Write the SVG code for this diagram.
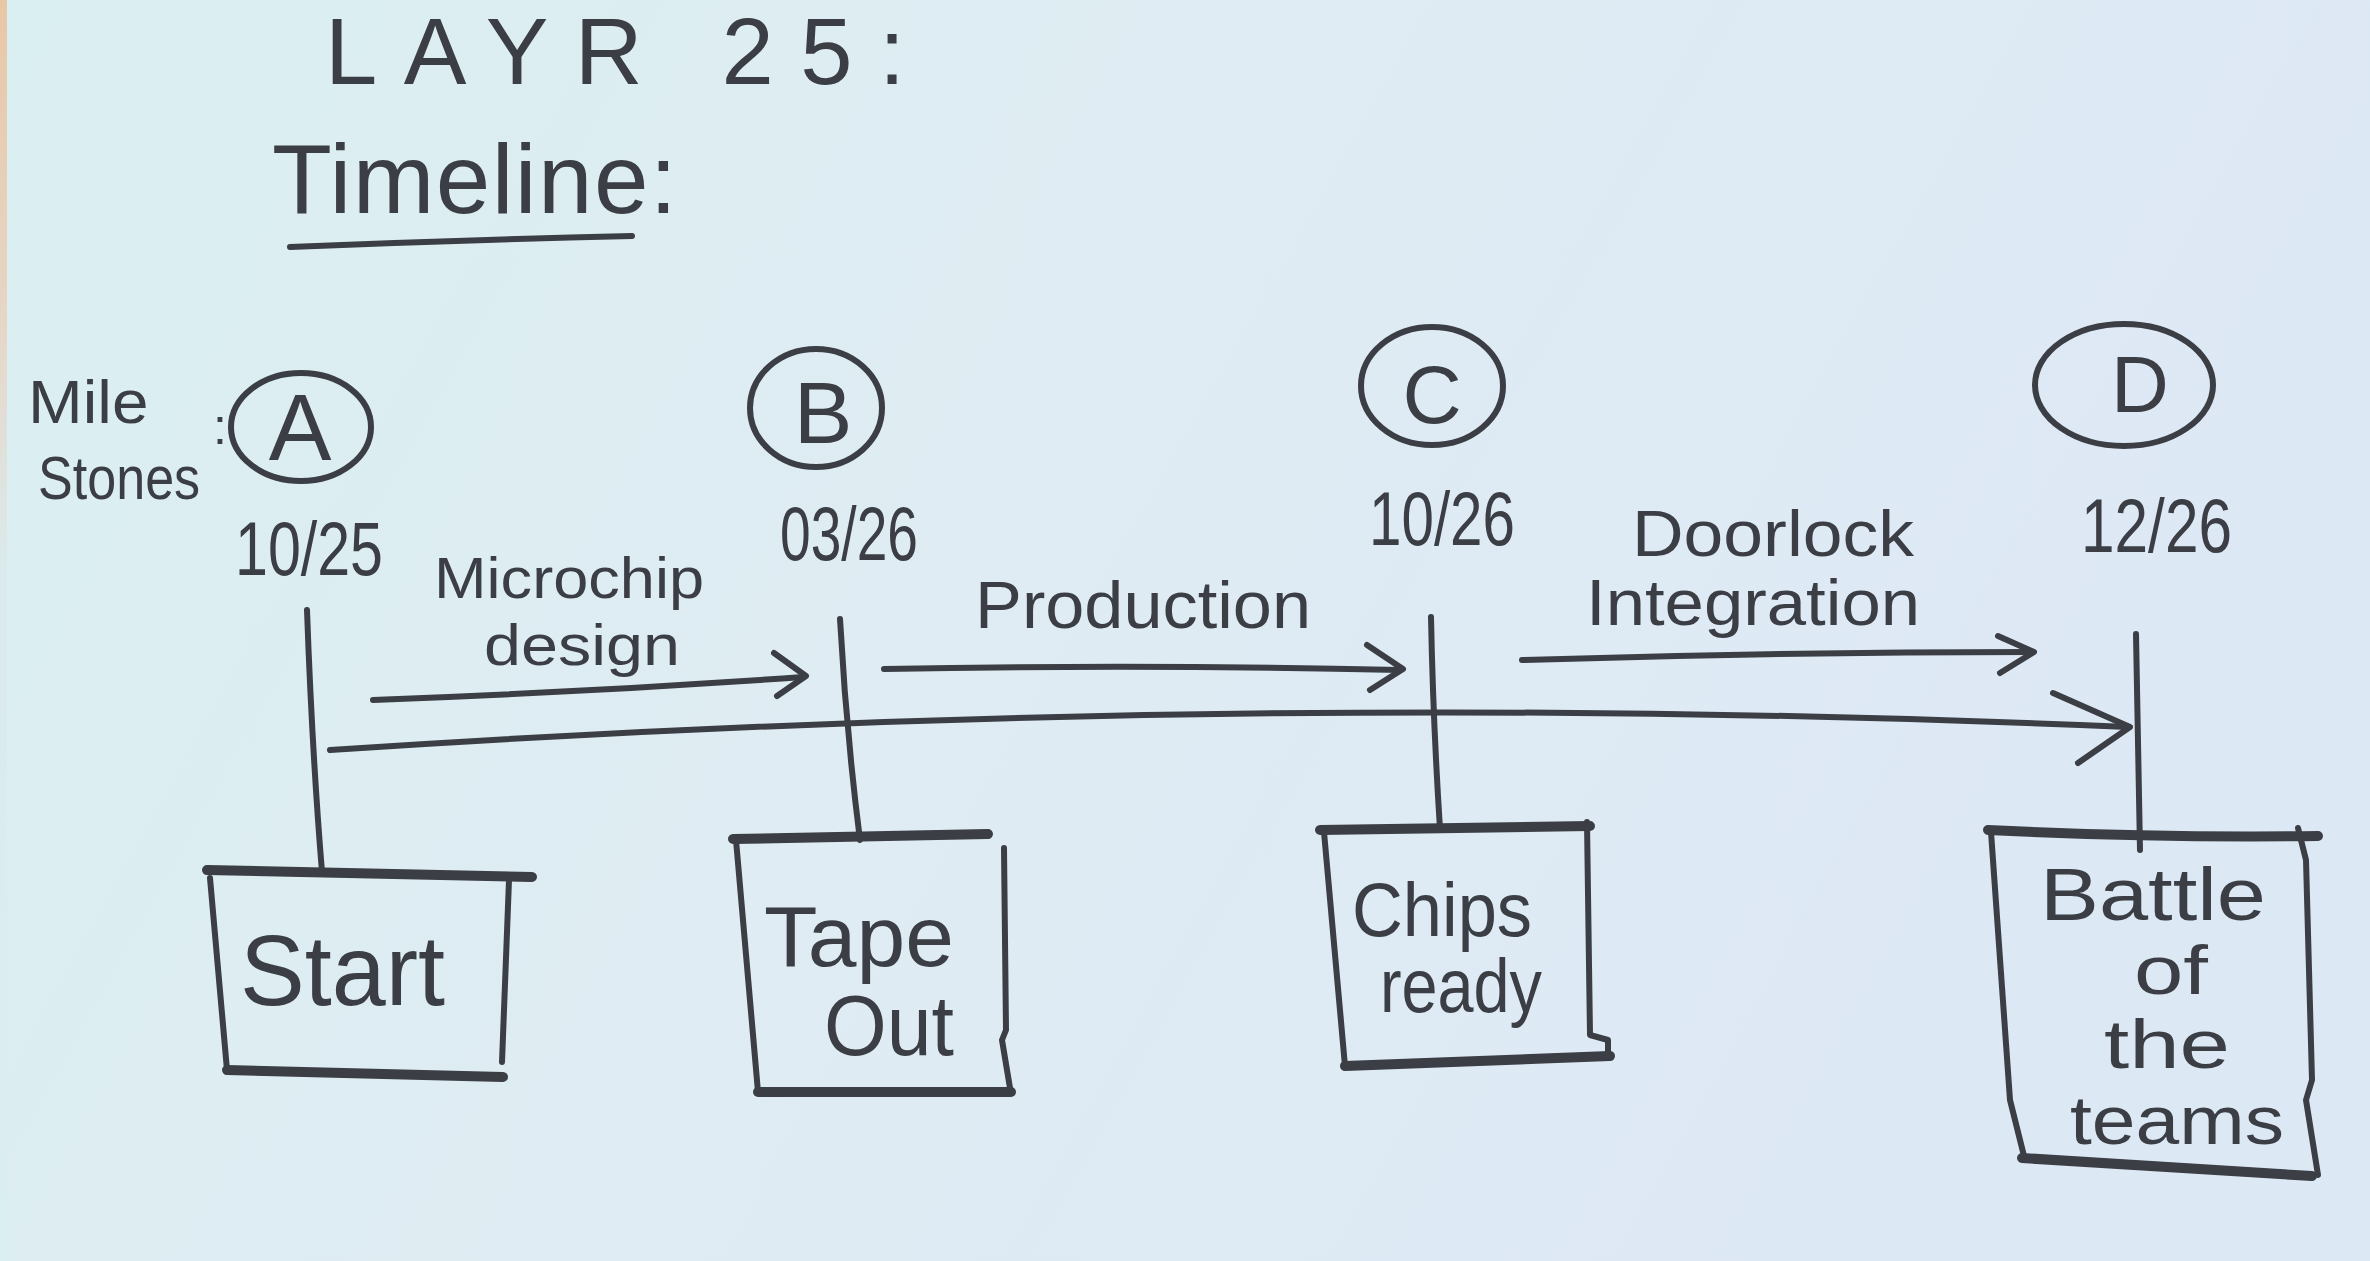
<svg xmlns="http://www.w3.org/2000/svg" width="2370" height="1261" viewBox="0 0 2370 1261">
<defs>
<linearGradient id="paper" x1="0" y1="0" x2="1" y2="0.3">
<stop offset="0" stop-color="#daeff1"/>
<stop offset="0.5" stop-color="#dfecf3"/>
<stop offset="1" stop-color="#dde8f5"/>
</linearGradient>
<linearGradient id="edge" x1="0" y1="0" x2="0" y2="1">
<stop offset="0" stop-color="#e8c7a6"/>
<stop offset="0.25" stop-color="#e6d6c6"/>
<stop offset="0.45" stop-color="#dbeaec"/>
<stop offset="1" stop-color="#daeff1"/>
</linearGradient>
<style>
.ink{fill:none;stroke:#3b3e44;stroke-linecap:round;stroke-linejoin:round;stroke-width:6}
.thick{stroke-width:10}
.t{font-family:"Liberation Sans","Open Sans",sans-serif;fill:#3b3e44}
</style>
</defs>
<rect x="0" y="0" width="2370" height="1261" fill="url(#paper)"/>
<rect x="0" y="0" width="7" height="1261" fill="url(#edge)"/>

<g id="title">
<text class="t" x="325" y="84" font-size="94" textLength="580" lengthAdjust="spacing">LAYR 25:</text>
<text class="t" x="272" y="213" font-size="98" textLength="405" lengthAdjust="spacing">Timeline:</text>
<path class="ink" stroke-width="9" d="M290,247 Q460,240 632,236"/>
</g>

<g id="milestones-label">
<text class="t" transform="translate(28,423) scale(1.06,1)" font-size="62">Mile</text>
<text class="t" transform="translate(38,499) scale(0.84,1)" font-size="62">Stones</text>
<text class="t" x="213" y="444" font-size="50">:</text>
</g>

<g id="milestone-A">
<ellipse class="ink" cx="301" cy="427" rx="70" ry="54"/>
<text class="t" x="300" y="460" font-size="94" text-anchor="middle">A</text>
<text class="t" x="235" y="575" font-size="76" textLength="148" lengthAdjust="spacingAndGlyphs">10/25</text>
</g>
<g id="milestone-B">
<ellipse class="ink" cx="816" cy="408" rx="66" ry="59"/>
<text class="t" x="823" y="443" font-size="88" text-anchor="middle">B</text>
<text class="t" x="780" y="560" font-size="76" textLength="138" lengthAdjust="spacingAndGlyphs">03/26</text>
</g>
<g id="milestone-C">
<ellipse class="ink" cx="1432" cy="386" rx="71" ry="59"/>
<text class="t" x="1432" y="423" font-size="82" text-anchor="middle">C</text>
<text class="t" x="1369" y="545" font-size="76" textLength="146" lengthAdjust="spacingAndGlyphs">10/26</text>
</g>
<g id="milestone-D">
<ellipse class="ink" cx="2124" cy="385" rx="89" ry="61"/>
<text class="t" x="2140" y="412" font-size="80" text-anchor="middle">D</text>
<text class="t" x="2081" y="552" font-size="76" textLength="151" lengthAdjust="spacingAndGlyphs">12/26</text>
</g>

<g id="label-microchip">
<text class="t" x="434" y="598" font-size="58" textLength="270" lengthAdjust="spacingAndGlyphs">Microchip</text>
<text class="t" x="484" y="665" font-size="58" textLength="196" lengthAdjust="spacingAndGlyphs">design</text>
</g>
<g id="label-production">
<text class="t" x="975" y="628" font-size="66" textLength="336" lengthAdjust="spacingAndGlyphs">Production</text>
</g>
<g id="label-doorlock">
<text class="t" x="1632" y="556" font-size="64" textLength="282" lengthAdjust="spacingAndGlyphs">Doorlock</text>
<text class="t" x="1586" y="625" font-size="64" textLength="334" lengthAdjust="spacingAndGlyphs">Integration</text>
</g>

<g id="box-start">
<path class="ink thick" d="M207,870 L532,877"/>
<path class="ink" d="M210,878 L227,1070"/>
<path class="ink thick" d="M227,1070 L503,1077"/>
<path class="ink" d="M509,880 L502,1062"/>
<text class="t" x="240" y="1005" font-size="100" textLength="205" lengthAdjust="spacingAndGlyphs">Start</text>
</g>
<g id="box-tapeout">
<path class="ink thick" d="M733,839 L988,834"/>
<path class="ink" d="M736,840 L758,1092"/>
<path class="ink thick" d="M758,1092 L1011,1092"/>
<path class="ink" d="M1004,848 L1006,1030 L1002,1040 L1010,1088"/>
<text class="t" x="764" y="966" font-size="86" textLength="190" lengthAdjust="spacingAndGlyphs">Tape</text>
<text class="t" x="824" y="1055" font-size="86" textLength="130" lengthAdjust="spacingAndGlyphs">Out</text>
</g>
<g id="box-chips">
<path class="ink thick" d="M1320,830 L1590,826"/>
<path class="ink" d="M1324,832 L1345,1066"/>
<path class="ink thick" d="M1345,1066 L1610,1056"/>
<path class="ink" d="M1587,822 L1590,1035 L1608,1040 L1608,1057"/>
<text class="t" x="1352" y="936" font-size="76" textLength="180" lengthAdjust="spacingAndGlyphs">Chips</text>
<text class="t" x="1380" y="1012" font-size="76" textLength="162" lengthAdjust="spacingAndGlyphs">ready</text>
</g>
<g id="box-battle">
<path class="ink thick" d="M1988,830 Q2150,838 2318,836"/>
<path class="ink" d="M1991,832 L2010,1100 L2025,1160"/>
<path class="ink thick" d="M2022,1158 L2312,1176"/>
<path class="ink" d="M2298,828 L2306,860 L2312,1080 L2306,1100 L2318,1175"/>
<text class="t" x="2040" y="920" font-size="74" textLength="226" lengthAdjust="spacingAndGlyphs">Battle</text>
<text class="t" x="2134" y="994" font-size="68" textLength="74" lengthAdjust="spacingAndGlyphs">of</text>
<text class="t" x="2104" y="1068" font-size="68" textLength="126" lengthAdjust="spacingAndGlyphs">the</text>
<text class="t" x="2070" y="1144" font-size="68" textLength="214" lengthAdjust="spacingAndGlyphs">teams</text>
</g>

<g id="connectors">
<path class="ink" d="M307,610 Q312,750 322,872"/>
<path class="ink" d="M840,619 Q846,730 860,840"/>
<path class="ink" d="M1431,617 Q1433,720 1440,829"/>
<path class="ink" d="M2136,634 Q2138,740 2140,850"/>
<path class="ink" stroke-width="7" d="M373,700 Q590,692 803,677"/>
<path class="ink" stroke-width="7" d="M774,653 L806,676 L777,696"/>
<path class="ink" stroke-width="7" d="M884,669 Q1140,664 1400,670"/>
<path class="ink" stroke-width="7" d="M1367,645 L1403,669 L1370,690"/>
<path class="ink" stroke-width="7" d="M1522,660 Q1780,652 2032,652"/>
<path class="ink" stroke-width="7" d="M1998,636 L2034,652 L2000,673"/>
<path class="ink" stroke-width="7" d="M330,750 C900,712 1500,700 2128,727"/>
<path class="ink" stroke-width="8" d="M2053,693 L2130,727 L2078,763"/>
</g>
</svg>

----------------

TASK GOAL =>
Without the pictures, print the whole listing exactly as given.

REPLY TO THE EXERCISE =>
Write the SVG code for this diagram.
<svg xmlns="http://www.w3.org/2000/svg" width="2370" height="1261" viewBox="0 0 2370 1261">
<defs>
<linearGradient id="paper" x1="0" y1="0" x2="1" y2="0.3">
<stop offset="0" stop-color="#daeff1"/>
<stop offset="0.5" stop-color="#dfecf3"/>
<stop offset="1" stop-color="#dde8f5"/>
</linearGradient>
<linearGradient id="edge" x1="0" y1="0" x2="0" y2="1">
<stop offset="0" stop-color="#e8c7a6"/>
<stop offset="0.25" stop-color="#e6d6c6"/>
<stop offset="0.45" stop-color="#dbeaec"/>
<stop offset="1" stop-color="#daeff1"/>
</linearGradient>
<style>
.ink{fill:none;stroke:#3b3e44;stroke-linecap:round;stroke-linejoin:round;stroke-width:6}
.thick{stroke-width:10}
.t{font-family:"Liberation Sans","Open Sans",sans-serif;fill:#3b3e44}
</style>
</defs>
<rect x="0" y="0" width="2370" height="1261" fill="url(#paper)"/>
<rect x="0" y="0" width="7" height="1261" fill="url(#edge)"/>

<g id="title">
<text class="t" x="325" y="84" font-size="94" textLength="580" lengthAdjust="spacing">LAYR 25:</text>
<text class="t" x="272" y="213" font-size="98" textLength="405" lengthAdjust="spacing">Timeline:</text>
<path class="ink" stroke-width="9" d="M290,247 Q460,240 632,236"/>
</g>

<g id="milestones-label">
<text class="t" transform="translate(28,423) scale(1.06,1)" font-size="62">Mile</text>
<text class="t" transform="translate(38,499) scale(0.84,1)" font-size="62">Stones</text>
<text class="t" x="213" y="444" font-size="50">:</text>
</g>

<g id="milestone-A">
<ellipse class="ink" cx="301" cy="427" rx="70" ry="54"/>
<text class="t" x="300" y="460" font-size="94" text-anchor="middle">A</text>
<text class="t" x="235" y="575" font-size="76" textLength="148" lengthAdjust="spacingAndGlyphs">10/25</text>
</g>
<g id="milestone-B">
<ellipse class="ink" cx="816" cy="408" rx="66" ry="59"/>
<text class="t" x="823" y="443" font-size="88" text-anchor="middle">B</text>
<text class="t" x="780" y="560" font-size="76" textLength="138" lengthAdjust="spacingAndGlyphs">03/26</text>
</g>
<g id="milestone-C">
<ellipse class="ink" cx="1432" cy="386" rx="71" ry="59"/>
<text class="t" x="1432" y="423" font-size="82" text-anchor="middle">C</text>
<text class="t" x="1369" y="545" font-size="76" textLength="146" lengthAdjust="spacingAndGlyphs">10/26</text>
</g>
<g id="milestone-D">
<ellipse class="ink" cx="2124" cy="385" rx="89" ry="61"/>
<text class="t" x="2140" y="412" font-size="80" text-anchor="middle">D</text>
<text class="t" x="2081" y="552" font-size="76" textLength="151" lengthAdjust="spacingAndGlyphs">12/26</text>
</g>

<g id="label-microchip">
<text class="t" x="434" y="598" font-size="58" textLength="270" lengthAdjust="spacingAndGlyphs">Microchip</text>
<text class="t" x="484" y="665" font-size="58" textLength="196" lengthAdjust="spacingAndGlyphs">design</text>
</g>
<g id="label-production">
<text class="t" x="975" y="628" font-size="66" textLength="336" lengthAdjust="spacingAndGlyphs">Production</text>
</g>
<g id="label-doorlock">
<text class="t" x="1632" y="556" font-size="64" textLength="282" lengthAdjust="spacingAndGlyphs">Doorlock</text>
<text class="t" x="1586" y="625" font-size="64" textLength="334" lengthAdjust="spacingAndGlyphs">Integration</text>
</g>

<g id="box-start">
<path class="ink thick" d="M207,870 L532,877"/>
<path class="ink" d="M210,878 L227,1070"/>
<path class="ink thick" d="M227,1070 L503,1077"/>
<path class="ink" d="M509,880 L502,1062"/>
<text class="t" x="240" y="1005" font-size="100" textLength="205" lengthAdjust="spacingAndGlyphs">Start</text>
</g>
<g id="box-tapeout">
<path class="ink thick" d="M733,839 L988,834"/>
<path class="ink" d="M736,840 L758,1092"/>
<path class="ink thick" d="M758,1092 L1011,1092"/>
<path class="ink" d="M1004,848 L1006,1030 L1002,1040 L1010,1088"/>
<text class="t" x="764" y="966" font-size="86" textLength="190" lengthAdjust="spacingAndGlyphs">Tape</text>
<text class="t" x="824" y="1055" font-size="86" textLength="130" lengthAdjust="spacingAndGlyphs">Out</text>
</g>
<g id="box-chips">
<path class="ink thick" d="M1320,830 L1590,826"/>
<path class="ink" d="M1324,832 L1345,1066"/>
<path class="ink thick" d="M1345,1066 L1610,1056"/>
<path class="ink" d="M1587,822 L1590,1035 L1608,1040 L1608,1057"/>
<text class="t" x="1352" y="936" font-size="76" textLength="180" lengthAdjust="spacingAndGlyphs">Chips</text>
<text class="t" x="1380" y="1012" font-size="76" textLength="162" lengthAdjust="spacingAndGlyphs">ready</text>
</g>
<g id="box-battle">
<path class="ink thick" d="M1988,830 Q2150,838 2318,836"/>
<path class="ink" d="M1991,832 L2010,1100 L2025,1160"/>
<path class="ink thick" d="M2022,1158 L2312,1176"/>
<path class="ink" d="M2298,828 L2306,860 L2312,1080 L2306,1100 L2318,1175"/>
<text class="t" x="2040" y="920" font-size="74" textLength="226" lengthAdjust="spacingAndGlyphs">Battle</text>
<text class="t" x="2134" y="994" font-size="68" textLength="74" lengthAdjust="spacingAndGlyphs">of</text>
<text class="t" x="2104" y="1068" font-size="68" textLength="126" lengthAdjust="spacingAndGlyphs">the</text>
<text class="t" x="2070" y="1144" font-size="68" textLength="214" lengthAdjust="spacingAndGlyphs">teams</text>
</g>

<g id="connectors">
<path class="ink" d="M307,610 Q312,750 322,872"/>
<path class="ink" d="M840,619 Q846,730 860,840"/>
<path class="ink" d="M1431,617 Q1433,720 1440,829"/>
<path class="ink" d="M2136,634 Q2138,740 2140,850"/>
<path class="ink" stroke-width="7" d="M373,700 Q590,692 803,677"/>
<path class="ink" stroke-width="7" d="M774,653 L806,676 L777,696"/>
<path class="ink" stroke-width="7" d="M884,669 Q1140,664 1400,670"/>
<path class="ink" stroke-width="7" d="M1367,645 L1403,669 L1370,690"/>
<path class="ink" stroke-width="7" d="M1522,660 Q1780,652 2032,652"/>
<path class="ink" stroke-width="7" d="M1998,636 L2034,652 L2000,673"/>
<path class="ink" stroke-width="7" d="M330,750 C900,712 1500,700 2128,727"/>
<path class="ink" stroke-width="8" d="M2053,693 L2130,727 L2078,763"/>
</g>
</svg>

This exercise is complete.